(Records from a dataset)
-*-*-

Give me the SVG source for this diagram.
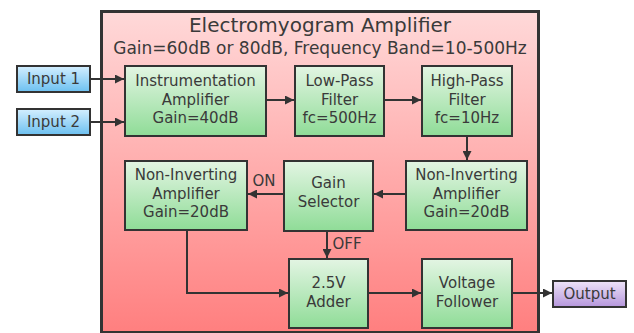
<svg xmlns="http://www.w3.org/2000/svg" width="634" height="333" viewBox="0 0 634 333">
<defs>
<linearGradient id="gPink" x1="0" y1="0" x2="0" y2="1"><stop offset="0" stop-color="#ffd9d9"/><stop offset="1" stop-color="#ff7f7f"/></linearGradient>
<linearGradient id="gGreen" x1="0" y1="0" x2="0" y2="1"><stop offset="0" stop-color="#e3f5e3"/><stop offset="1" stop-color="#8fdc97"/></linearGradient>
<linearGradient id="gBlue" x1="0" y1="0" x2="0" y2="1"><stop offset="0" stop-color="#d4efff"/><stop offset="1" stop-color="#6cc0f0"/></linearGradient>
<linearGradient id="gPurple" x1="0" y1="0" x2="0" y2="1"><stop offset="0" stop-color="#eee4f8"/><stop offset="1" stop-color="#b596dc"/></linearGradient>
<marker id="arr" viewBox="0 0 10 10" refX="10" refY="5" markerWidth="4.5" markerHeight="4.5" orient="auto" markerUnits="strokeWidth"><path d="M0,0 L10,5 L0,10 z" fill="#333"/></marker>
</defs>
<style>
text{font-family:"DejaVu Sans",Verdana,sans-serif;fill:#3a3a3a;text-anchor:middle}
.n{font-size:15px}
.box{stroke:#333;stroke-width:2}
.g{fill:url(#gGreen)}
.c{fill:none;stroke:#333;stroke-width:2;marker-end:url(#arr)}
</style>
<g id="main">
<rect x="101.5" y="11.5" width="437" height="321" fill="url(#gPink)" stroke="#333" stroke-width="3"/>
<text x="320" y="32" font-size="20">Electromyogram Amplifier</text>
<text x="320" y="54" font-size="17">Gain=60dB or 80dB, Frequency Band=10-500Hz</text>
</g>
<g id="input1"><rect class="box" x="17" y="66" width="73" height="26" fill="url(#gBlue)"/><text class="n" x="53.5" y="84">Input 1</text></g>
<g id="input2"><rect class="box" x="17" y="109" width="73" height="26" fill="url(#gBlue)"/><text class="n" x="53.5" y="127">Input 2</text></g>
<g id="inst"><rect class="box g" x="125" y="66" width="141" height="70"/><text class="n" x="195.5" y="86">Instrumentation</text><text class="n" x="195.5" y="104.5">Amplifier</text><text class="n" x="195.5" y="123">Gain=40dB</text></g>
<g id="lpf"><rect class="box g" x="295" y="66" width="89" height="70"/><text class="n" x="339.5" y="86">Low-Pass</text><text class="n" x="339.5" y="104.5">Filter</text><text class="n" x="339.5" y="123">fc=500Hz</text></g>
<g id="hpf"><rect class="box g" x="422" y="66" width="90" height="70"/><text class="n" x="467" y="86">High-Pass</text><text class="n" x="467" y="104.5">Filter</text><text class="n" x="467" y="123">fc=10Hz</text></g>
<g id="ni2"><rect class="box g" x="406" y="161" width="121" height="69"/><text class="n" x="466.5" y="180">Non-Inverting</text><text class="n" x="466.5" y="198.5">Amplifier</text><text class="n" x="466.5" y="217">Gain=20dB</text></g>
<g id="sel"><rect class="box g" x="284" y="161" width="89" height="70"/><text class="n" x="328.5" y="188">Gain</text><text class="n" x="328.5" y="207">Selector</text></g>
<g id="ni1"><rect class="box g" x="125" y="161" width="122" height="69"/><text class="n" x="186" y="180">Non-Inverting</text><text class="n" x="186" y="198.5">Amplifier</text><text class="n" x="186" y="217">Gain=20dB</text></g>
<g id="adder"><rect class="box g" x="289" y="259" width="79" height="69"/><text class="n" x="328.5" y="288">2.5V</text><text class="n" x="328.5" y="307">Adder</text></g>
<g id="vf"><rect class="box g" x="422" y="259" width="90" height="69"/><text class="n" x="467" y="288">Voltage</text><text class="n" x="467" y="307">Follower</text></g>
<g id="output"><rect class="box" x="553" y="281" width="73" height="26" fill="url(#gPurple)"/><text class="n" x="589.5" y="299">Output</text></g>
<g id="connectors">
<path class="c" d="M90,79 H124"/>
<path class="c" d="M90,122 H124"/>
<path class="c" d="M266,100 H294"/>
<path class="c" d="M384,100 H421"/>
<path class="c" d="M467,136 V160"/>
<path class="c" d="M406,194 H374"/>
<path class="c" d="M284,194 H248"/>
<path class="c" d="M327,231 V258"/>
<path class="c" d="M187,230 V293 H288"/>
<path class="c" d="M368,293 H421"/>
<path class="c" d="M512,293 H552"/>
<text class="n" x="264" y="186">ON</text>
<text class="n" x="347" y="249">OFF</text>
</g>
</svg>
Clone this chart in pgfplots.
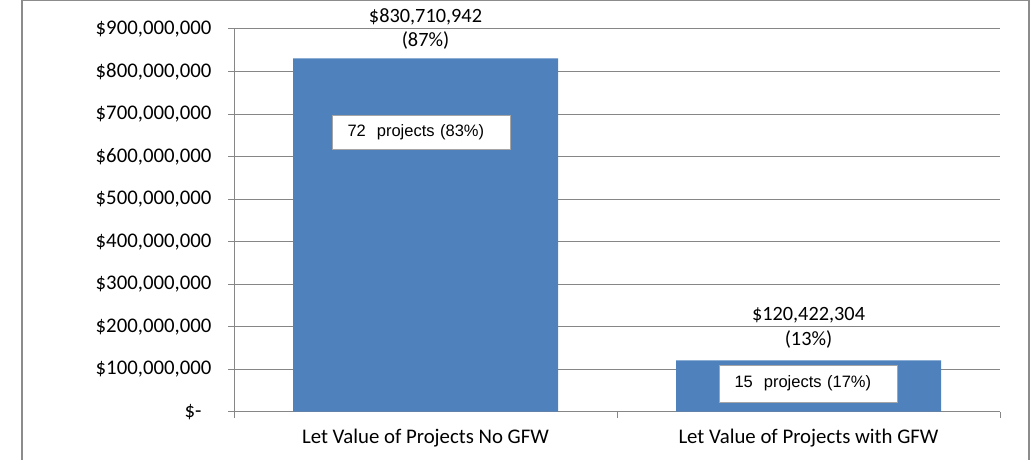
\documentclass[border=0pt]{standalone}
\usepackage{pgfplots}
\pgfplotsset{compat=1.18}
\usepackage{fontspec}
\setmainfont{Carlito}
\newfontfamily\arialfont{Liberation Sans}
\definecolor{barblue}{RGB}{79,129,189}
\definecolor{gridgray}{RGB}{134,134,134}
\definecolor{framegray}{RGB}{140,140,140}
\definecolor{boxgray}{RGB}{165,165,165}

\begin{document}
\begin{tikzpicture}[x=1bp,y=1bp]
\path[use as bounding box] (0,0) rectangle (1035,460);
% outer chart frame (bottom edge is cut off)
\draw[framegray, line width=1.2bp] (22,-5) -- (22,459.3) -- (1029,459.3) -- (1029,-5);
\begin{axis}[
    at={(234bp,48.3bp)}, anchor=south west,
    scale only axis, width=766bp, height=382.7bp,
    xmin=-0.5, xmax=1.5, ymin=0, ymax=900000000,
    axis x line*=bottom, axis y line*=left,
    ybar, bar width=265bp,
    xtick={-0.5,0.5,1.5}, xticklabels={},
    extra x ticks={0,1},
    extra x tick labels={Let Value of Projects No GFW, Let Value of Projects with GFW},
    extra x tick style={major tick length=0pt, xticklabel style={yshift=-14bp, font=\fontsize{20.8bp}{22bp}\selectfont}},
    ytick={0,100000000,200000000,300000000,400000000,500000000,600000000,700000000,800000000,900000000},
    yticklabels={{\$-\kern10bp},{\$100,000,000},{\$200,000,000},{\$300,000,000},{\$400,000,000},{\$500,000,000},{\$600,000,000},{\$700,000,000},{\$800,000,000},{\$900,000,000}},
    yticklabel style={anchor=east, xshift=-13bp, font=\fontsize{20.8bp}{22bp}\selectfont},
    scaled y ticks=false,
    ymajorgrids, grid style={gridgray, line width=1bp},
    axis line style={gridgray, line width=1bp},
    tick style={gridgray, line width=1bp},
    tick align=outside, major tick length=6bp,
    tick label style={text=black},
    clip=false,
]
\addplot[fill=barblue, draw=none] coordinates {(0,830710942) (1,120422304)};

% value labels above the bars
\node[anchor=base, font=\fontsize{20.3bp}{22bp}\selectfont] at (axis cs:0,830710942) [yshift=36bp] {\$830,710,942};
\node[anchor=base, font=\fontsize{20.3bp}{22bp}\selectfont] at (axis cs:0,830710942) [yshift=12bp] {(87\%)};
\node[anchor=base, font=\fontsize{20.3bp}{22bp}\selectfont] at (axis cs:1,120422304) [yshift=40bp] {\$120,422,304};
\node[anchor=base, font=\fontsize{20.3bp}{22bp}\selectfont] at (axis cs:1,120422304) [yshift=15bp] {(13\%)};

% project count boxes
\node[draw=boxgray, fill=white, line width=1bp, text width=148bp, inner xsep=15bp, align=left,
      minimum height=34bp, font=\arialfont\fontsize{16.5bp}{18bp}\selectfont]
      at (axis cs:0,656700000) [xshift=-4bp] {72\ \ projects (83\%)};
\node[draw=boxgray, fill=white, line width=1bp, text width=148bp, inner xsep=15bp, align=left,
      minimum height=37bp, font=\arialfont\fontsize{16.5bp}{18bp}\selectfont]
      at (axis cs:1,66000000) {15\ \ projects (17\%)};
\end{axis}
\end{tikzpicture}
\end{document}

-*-*-

▸ **PROMPT**
Pull out all lines from the entries above that include the word "this".

▸ **CORRECT ANSWER**
Give me the SVG source for this diagram.
Clone this chart in pgfplots.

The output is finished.